Now, to say that I have an aversion to helicopter travel would be to put it mildly. Like so many of my attitudes, it started out as a blind prejudice, supported by anecdotes such as that of the lady friend who was elbowed off a helicopter flight from JFK by a pushy American woman, in the days when airlines offered free transfers from the airport to Manhattan for their business class customers, only to discover that this rudeness had saved her life as the chopper then plunged into the Hudson River with the loss of all aboard.

Then came the fateful day a few years ago when I broke a rail journey to London to call upon a client in Yorkshire, and he told me that I might as well hitch a lift with him as he was also heading for town after lunch. On the one hand I had already paid for a first class rail ticket for the journey. On the other, the company helicopter was sitting right outside, the Battersea heliport was a damn sight nearer than King’s Cross station to my then London flat, and it seemed awfully churlish to refuse. After all, we could usefully continue our conversation while we were travelling together.

Wrong.
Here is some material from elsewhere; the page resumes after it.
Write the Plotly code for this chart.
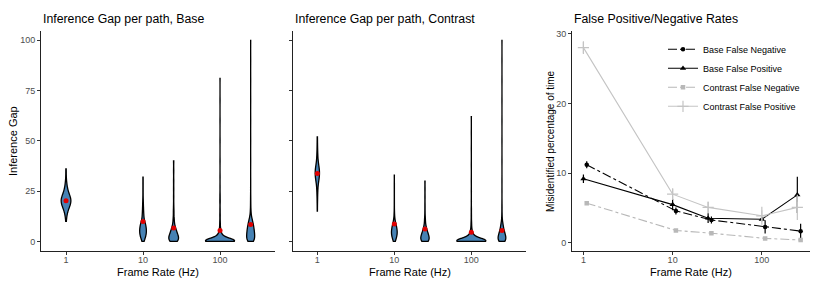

I was completely incapable of opening my mouth at any point in the flight in case something other than words came out.

It was foggy, and it was windy. Right on the limits, I later discovered, of being able to fly a helicopter at all. Consequently we flew at a disturbingly low altitude throughout. When we came across things like radio masts, we went around rather than over them. At one memorable point we passed low over a cemetery where a funeral was taking place, and could clearly see the clergyman and mourners clustered around the open grave, and the coffin with its silver plate at the bottom of the hole. I’ll admit that I couldn’t read what it said on the plate, but if I’d had a pair of half decent binoculars I am pretty sure I could have done.

Later we were sent on a long diversion from the usual route, that involved clattering at low altitude right across the middle of Heathrow airport. It did not strike me as the safest of places to be.

When we finally got out of the thing at Battersea, it was only the fact that I was in an advanced state of shock that prevented me from initiating a Pope-like snogging session with the tarmac. I appreciated for the first time that my blue shirt was completely drenched, and finally realized what people mean when they write of being “in a cold sweat”. My cheery host averred that the healthiest colour he had observed on my face during the flight was “parchment”, deteriorating from time to time into various shades of green. He also assured me that it was just about the worst flight he had ever experienced in a couple of decades of regular commuting by helicopter between Yorkshire and London.

His chauffeur dropped me off at my flat and I went for a nice lie-down, vowing “never again”. So today I made my own way to London on the train, and was pleased to note that I made it to the meeting on time, whereas those who came by helicopter were more than half an hour late. They also muttered something about it being a bit of a rough trip.

A good call, I think.

1 comment:

CC said...

Never even tried a helicopter. Have had several way to close encounters with my mortality via small commuter planes. Once, landed in Boston frozen in my seat hands clenching armrests. Not very fond of big planes either, but will fly to a close airport on a big jet then a rental car the rest of the way. Train service
here other than the northeast corridor (Washington, Phila, NY, Boston) is either terrible or non-existent).